Editor’s Note: Mike Chinoy is a non-resident senior fellow at the University of Southern California’s US-China Institute, and a former Beijing bureau chief and senior Asia correspondent for CNN. He recently published “Assignment China: An Oral History of American Journalists in the People’s Republic.” The interviews in this piece are excerpted from the book.

CNN —

The shot is iconic: an unidentified man in a white shirt, hands full of bags, facing off against a column of tanks on Beijing’s Avenue of Eternal Peace, after the Chinese Communist Party ordereda bloody military crackdown on pro-democracy protesters.

The photo and footage of the so-called “tank man” became the defining image of the Tiananmen Square crackdown whose 35th anniversary passed on Tuesday.

On the night of June 3, 1989, after nearly two months of demonstrations by students and workers demanding faster political reform and an end to corruption, convoys of armed troops entered central Beijing to clear the square. It was a bloodbath; witnesses described tanks driving over unarmed protesters, and soldiers firing indiscriminately into the crowd.

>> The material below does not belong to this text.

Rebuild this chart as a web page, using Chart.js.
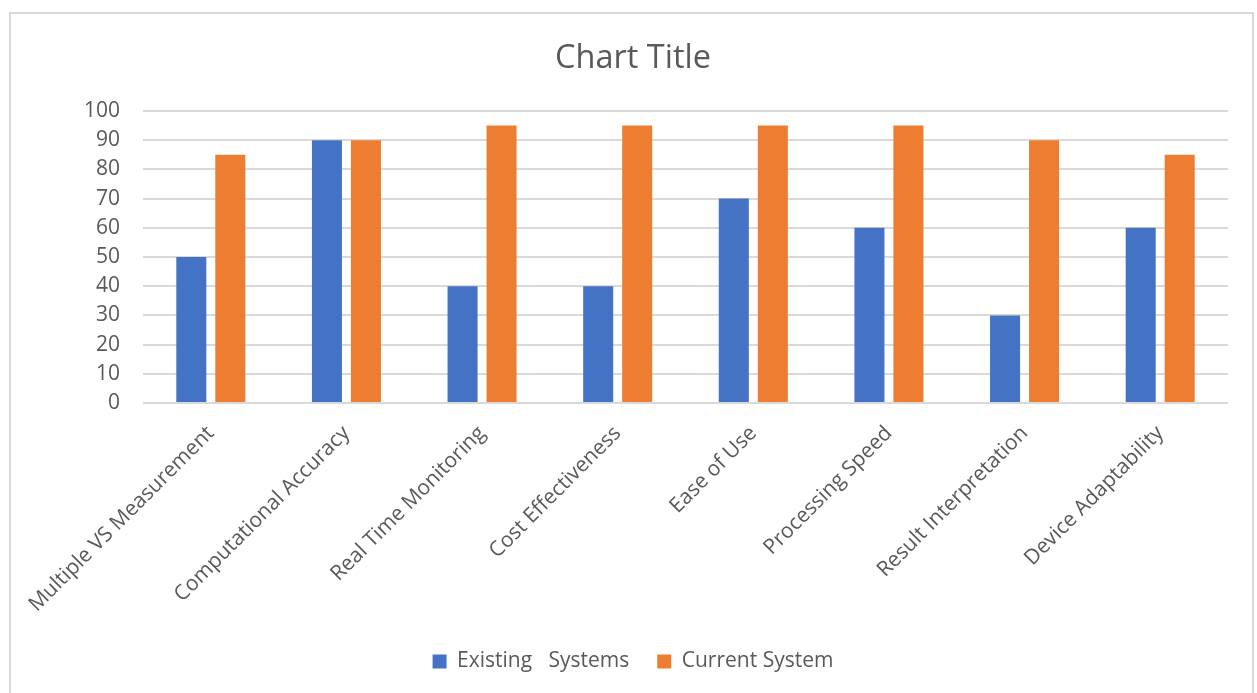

To this day the massacre remains one of the most sensitive political taboos in mainland China, with all mention of it strictly censored. Commemoration can lead to imprisonment. Chinese authorities have not released an official death toll, but estimates range from several hundred to thousands.

People hold candles at a vigil in Hong Kong to mark the Tiananmen Square anniversary on June 4, 2017. Hong Kong, a former British colony, was the only place on Chinese soil where such vigils were allowed — until Beijing's recent crackdown on the city ended the decades-long tradition.